Claims that money diverted from the prison service could have helped end "slopping out" in Scotland's jails have been dismissed by ministers.
There have been frequent calls for the practice to end
Opposition parties have seized on a judgement that the practice infringes on prisoners' human rights.
In 1999, £13m was switched from the budget of the Scottish Prison Service.
But First Minister Jack McConnell and his deputy, Jim Wallace, insisted the move to fund projects like the Scottish Drug Enforcement Agency was right.
This decision was cited by a senior judge as evidence that ministers could have ended the practice of slopping out at Glasgow's Barlinnie prison C Hall much earlier.
Lord Bonomy ruled on Monday that slopping out at the Glasgow jail contravened
the human rights of prisoner Robert Napier and awarded him damages of £2,450.
The landmark ruling could open the floodgates for other damages claims totalling millions of pounds from other prisoners.
About 1,200 prisoners in Scotland are still slopping out.
Mr Wallace was justice minister at the time when the money was taken from the
Scottish Prison Service's budget.
And Mr McConnell said: "There is a problem in Scottish prisons with the issue of slopping out.

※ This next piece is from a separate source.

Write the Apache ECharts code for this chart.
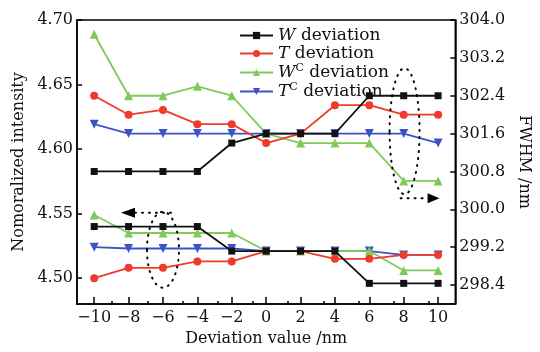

"But it's a problem that could have been dealt with in the early 1990s when the Tory government were allocating resources to end slopping out in England and Wales but not Scotland.

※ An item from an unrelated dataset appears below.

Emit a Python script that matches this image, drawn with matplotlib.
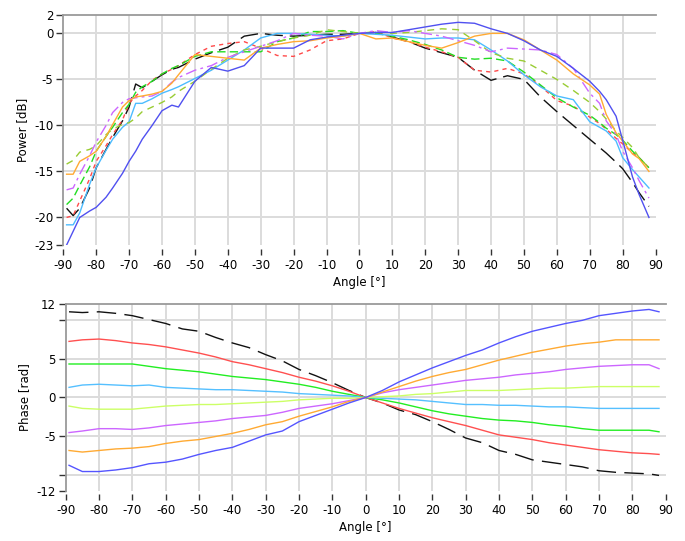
"""
Antenna pattern figure: power (dB) and phase (rad) versus angle for eight
element channels.
"""

import matplotlib

matplotlib.use("Agg")
import matplotlib.pyplot as plt

# ---------------------------------------------------------------- data
power_angles = [-89, -87, -85, -82, -80, -77, -75, -72, -70, -68, -66, -63,
                -60, -57, -55, -50, -45, -40, -35, -30, -25, -20, -15, -10,
                -5, 0, 5, 10, 15, 20, 25, 30, 35, 40, 45, 50, 55, 60, 65, 70,
                73, 75, 78, 80, 83, 85, 88]

power_black = [-19.0, -19.8, -19.0, -16.8, -14.6, -12.6, -11.3, -9.5, -8.0, -5.5, -5.9, -5.2,
               -4.5, -3.9, -3.7, -2.8, -2.1, -1.5, -0.3, 0.0, -0.2, -0.3, -0.2, -0.1,
               -0.1, 0.0, 0.1, -0.4, -0.9, -1.6, -2.1, -2.6, -4.0, -5.1, -4.6, -5.0, -6.9, -8.5, -10.0, -11.5,
               -12.4, -13.0, -14.0, -14.7, -16.2, -17.3, -18.8]
power_red = [-20.0, -19.8, -18.2, -15.8, -13.9, -12.2, -11.0, -9.4, -7.6, -6.8, -6.2, -5.1,
             -4.4, -3.9, -3.5, -2.3, -1.4, -1.1, -0.9, -1.6, -2.4, -2.5, -1.8, -0.8,
             -0.6, 0.0, 0.2, -0.5, -0.9, -1.5, -2.0, -2.6, -4.0, -4.2, -3.8, -4.4, -5.7, -7.3, -7.9, -9.1,
             -9.8, -10.4, -11.4, -12.0, -13.0, -13.5, -14.6]
power_green = [-18.6, -17.9, -16.5, -14.5, -12.8, -11.2, -10.2, -8.6, -7.7, -6.4, -5.8, -5.2,
               -4.4, -3.8, -3.5, -2.5, -2.0, -2.0, -2.0, -2.0, -0.9, -0.5, 0.2, 0.2,
               0.3, 0.0, 0.0, -0.3, -0.7, -1.2, -1.8, -2.6, -2.8, -2.7, -3.0, -4.2, -5.6, -7.0, -8.0, -8.9,
               -9.7, -10.3, -11.0, -11.6, -12.8, -13.5, -14.6]
power_cyan = [-20.8, -20.8, -19.5, -16.4, -14.6, -12.7, -11.5, -10.2, -9.6, -7.6, -7.6, -7.1,
              -6.5, -6.1, -5.8, -4.9, -4.0, -2.9, -1.8, -0.5, 0.0, 0.0, -0.1, -0.2,
              -0.3, 0.0, -0.1, -0.2, -0.4, -0.6, -0.5, -0.5, -0.7, -1.8, -3.0, -4.5, -5.8, -6.8, -7.2, -9.6,
              -10.2, -10.6, -11.7, -13.5, -14.8, -15.6, -16.8]
power_olive = [-14.2, -13.8, -12.9, -12.6, -12.2, -11.0, -10.4, -9.9, -9.7, -9.2, -8.5, -8.0,
               -7.5, -6.9, -6.3, -5.2, -3.9, -2.7, -1.8, -1.4, -0.9, -0.5, -0.2, 0.4,
               0.2, 0.0, 0.2, 0.0, 0.1, 0.3, 0.5, 0.4, -0.8, -2.1, -2.7, -3.0, -4.0, -5.0, -6.2, -7.5,
               -8.5, -9.3, -10.6, -11.3, -12.4, -13.5, -14.6]
power_magenta = [-17.0, -16.8, -15.3, -13.3, -11.8, -10.0, -8.6, -7.5, -7.1, -7.0, -6.9, -6.8,
                 -6.3, -5.3, -4.8, -4.0, -3.5, -2.6, -2.0, -1.4, -0.8, 0.0, -0.2, -0.3,
                 -0.6, 0.0, 0.3, 0.1, 0.3, 0.0, -0.3, -0.8, -1.3, -2.0, -1.6, -1.7, -1.8, -2.3, -3.8, -6.5,
                 -7.6, -9.5, -11.0, -12.8, -14.6, -16.0, -17.9]
power_orange = [-15.3, -15.3, -13.9, -13.3, -12.8, -11.2, -9.9, -8.0, -7.3, -6.9, -6.8, -6.6,
                -6.3, -5.4, -4.5, -2.3, -2.5, -2.7, -2.9, -1.6, -1.2, -0.9, -0.8, -0.5,
                -0.3, 0.0, -0.6, -0.5, -0.9, -1.3, -1.6, -1.0, -0.3, 0.0, 0.0, -0.7, -1.8, -2.9, -4.4, -5.6,
                -6.6, -8.8, -10.8, -11.7, -13.1, -13.6, -15.0]
power_blue = [-23.0, -21.5, -20.0, -19.3, -18.9, -17.8, -16.8, -15.2, -13.9, -12.8, -11.5, -10.0,
              -8.4, -7.8, -8.0, -5.2, -3.7, -4.1, -3.5, -1.6, -1.6, -1.6, -0.7, -0.4,
              -0.2, 0.0, 0.1, 0.1, 0.4, 0.7, 1.0, 1.2, 1.1, 0.5, 0.0, -0.8, -1.8, -2.5, -3.8, -5.2,
              -6.3, -7.2, -9.0, -11.6, -15.6, -17.5, -20.0]

phase_angles = [-89, -85, -80, -75, -70, -65, -60, -55, -50, -45, -40, -35, -30,
                -25, -20, -15, -10, -5, 0, 5, 10, 15, 20, 25, 30, 35, 40, 45,
                50, 55, 60, 65, 70, 75, 80, 85, 88]

phase_black = [11.0, 10.9, 11.0, 10.8, 10.5, 10.0, 9.5, 8.8, 8.5, 7.7, 7.0, 6.4, 5.5,
               4.7, 3.6, 2.8, 1.9, 0.9, 0.0, -0.7, -1.6, -2.2, -3.1, -4.1, -5.2, -5.8, -6.8, -7.3,
               -8.0, -8.3, -8.6, -8.9, -9.4, -9.6, -9.7, -9.8, -10.0]
phase_red = [7.2, 7.4, 7.5, 7.3, 7.0, 6.8, 6.5, 6.1, 5.7, 5.2, 4.6, 4.2, 3.7,
             3.2, 2.6, 2.1, 1.5, 0.8, 0.0, -0.7, -1.4, -2.0, -2.6, -3.1, -3.6, -4.2, -4.8, -5.1,
             -5.4, -5.8, -6.1, -6.4, -6.7, -6.9, -7.1, -7.2, -7.3]
phase_green = [4.3, 4.3, 4.3, 4.3, 4.3, 4.0, 3.7, 3.5, 3.3, 3.0, 2.7, 2.5, 2.3,
               2.0, 1.7, 1.3, 0.8, 0.4, 0.0, -0.3, -0.7, -1.2, -1.7, -2.1, -2.4, -2.7, -2.9, -3.0,
               -3.2, -3.5, -3.7, -4.0, -4.2, -4.2, -4.2, -4.2, -4.4]
phase_cyan = [1.3, 1.6, 1.7, 1.6, 1.5, 1.6, 1.3, 1.2, 1.1, 1.0, 1.0, 0.9, 0.8,
              0.7, 0.5, 0.4, 0.3, 0.2, 0.0, -0.1, -0.2, -0.3, -0.5, -0.7, -0.9, -0.9, -1.0, -1.0,
              -1.1, -1.2, -1.2, -1.3, -1.4, -1.4, -1.4, -1.4, -1.4]
phase_lime = [-1.1, -1.4, -1.5, -1.5, -1.5, -1.3, -1.1, -1.0, -0.9, -0.9, -0.8, -0.7, -0.6,
              -0.5, -0.3, -0.2, -0.1, -0.1, 0.0, 0.1, 0.2, 0.4, 0.5, 0.7, 0.9, 0.9, 0.9, 1.0,
              1.1, 1.2, 1.2, 1.3, 1.4, 1.4, 1.4, 1.4, 1.4]
phase_magenta = [-4.5, -4.3, -4.0, -4.0, -4.1, -3.9, -3.6, -3.4, -3.2, -3.0, -2.7, -2.5, -2.3,
                 -1.9, -1.4, -1.1, -0.8, -0.4, 0.0, 0.6, 1.0, 1.3, 1.6, 1.9, 2.2, 2.4, 2.6, 2.9,
                 3.1, 3.3, 3.6, 3.8, 4.0, 4.1, 4.2, 4.2, 3.7]
phase_orange = [-6.8, -7.0, -6.8, -6.6, -6.5, -6.3, -5.9, -5.6, -5.4, -5.0, -4.6, -4.1, -3.5,
                -3.1, -2.4, -1.8, -1.2, -0.5, 0.0, 0.7, 1.4, 2.1, 2.7, 3.2, 3.6, 4.2, 4.8, 5.3,
                5.8, 6.2, 6.6, 6.9, 7.1, 7.4, 7.4, 7.4, 7.4]
phase_blue = [-8.7, -9.5, -9.5, -9.3, -9.0, -8.5, -8.3, -7.9, -7.3, -6.8, -6.4, -5.6, -4.8,
              -4.3, -3.1, -2.3, -1.5, -0.7, 0.0, 0.9, 2.0, 2.9, 3.8, 4.6, 5.4, 6.1, 7.0, 7.8,
              8.5, 9.0, 9.5, 9.9, 10.5, 10.8, 11.1, 11.3, 11.0]

angle_ticks = list(range(-90, 91, 10))
power_ticks = [2, 0, -5, -10, -15, -20, -23]
power_tick_labels = ["2", "0", "-5", "-10", "-15", "-20", "-23"]
phase_ticks = [12, 10, 5, 0, -5, -10, -12]
phase_tick_labels = ["12", "", "5", "0", "-5", "", "-12"]

# ---------------------------------------------------------------- style
plt.rcParams["font.family"] = "DejaVu Sans"
plt.rcParams["font.size"] = 8.5
plt.rcParams["axes.unicode_minus"] = False

GRID = "#dcdcdc"
FRAME = "#9a9a9a"


def style_axes(ax, yticks, ylabels, ylim, outward):
    ax.set_xlim(-90, 90)
    ax.set_ylim(*ylim)
    ax.set_xticks(angle_ticks)
    ax.set_xticklabels([str(t) for t in angle_ticks])
    ax.set_yticks(yticks)
    ax.set_yticklabels(ylabels)

    # light grid on inner ticks only
    for t in angle_ticks[1:-1]:
        ax.axvline(t, color=GRID, lw=1.4, zorder=0)
    for t in yticks:
        if ylim[0] < t < ylim[1]:
            ax.axhline(t, color=GRID, lw=1.4, zorder=0)

    for side in ("right", "bottom"):
        ax.spines[side].set_visible(False)
    for side in ("top", "left"):
        ax.spines[side].set_color(FRAME)
        ax.spines[side].set_linewidth(1.3)
    ax.spines["bottom"].set_position(("outward", outward))

    ax.tick_params(axis="x", length=4, width=1, color="#333333", pad=3)
    ax.tick_params(axis="y", length=5, width=1, color="#333333", pad=2)
    ax.set_xlabel("Angle [°]", labelpad=3)


fig = plt.figure(figsize=(6.85, 5.41), dpi=100)
ax1 = fig.add_axes([0.0924, 0.547, 0.8646, 0.4253])
ax2 = fig.add_axes([0.0959, 0.0924, 0.8759, 0.3457])

# power curves
ax1.plot(power_angles, power_black, color="#111111", lw=1.0, ls=(0, (13, 5)))
ax1.plot(power_angles, power_red, color="#ff4a4a", lw=1.0, ls=(0, (3, 3)))
ax1.plot(power_angles, power_green, color="#22dd22", lw=1.0, ls=(0, (6, 3)))
ax1.plot(power_angles, power_cyan, color="#4cbcff", lw=1.0)
ax1.plot(power_angles, power_olive, color="#99cc33", lw=1.0, ls=(0, (5, 4)))
ax1.plot(power_angles, power_magenta, color="#cc66ff", lw=1.0, ls=(0, (8, 3, 2, 3)))
ax1.plot(power_angles, power_orange, color="#ffaa33", lw=1.0)
ax1.plot(power_angles, power_blue, color="#5050f0", lw=1.0)
style_axes(ax1, power_ticks, power_tick_labels, (-23, 2), 3)
ax1.set_ylabel("Power [dB]", labelpad=4)

# phase curves
ax2.plot(phase_angles, phase_black, color="#111111", lw=1.0, ls=(0, (14, 6)))
ax2.plot(phase_angles, phase_red, color="#ff5050", lw=1.0)
ax2.plot(phase_angles, phase_green, color="#22ee22", lw=1.0)
ax2.plot(phase_angles, phase_cyan, color="#55c0ff", lw=1.0)
ax2.plot(phase_angles, phase_lime, color="#ccff66", lw=1.0)
ax2.plot(phase_angles, phase_magenta, color="#cc66ff", lw=1.0)
ax2.plot(phase_angles, phase_orange, color="#ffaa33", lw=1.0)
ax2.plot(phase_angles, phase_blue, color="#5555ff", lw=1.0)
style_axes(ax2, phase_ticks, phase_tick_labels, (-12, 12), 2)
ax2.set_ylabel("Phase [rad]", labelpad=4)

fig.savefig("out.png", dpi=100)
plt.close(fig)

"And they have left us to pick up that challenge. There should be no doubt as to the determination of this partnership government to end slopping out, and to do so as the resources that we have allow us to."
Mr Wallace said ministers had been right to invest money in the drugs agency in 1999.
"There was no part of that £13m that had been earmarked for any specific project with regard to slopping out," said Mr Wallace.
He insisted the first Holyrood administration had "grasped the nettle" of prison building modernisation and £1m a week was being invested.
But Scottish National Party justice spokeswoman Nicola Sturgeon slammed the funding switch.
"That public money, instead of being invested in improving prison conditions might actually now have to be paid out in compensation to convicted prisoners," she said.
"It's just crazy and it is, I think, the result of executive inaction."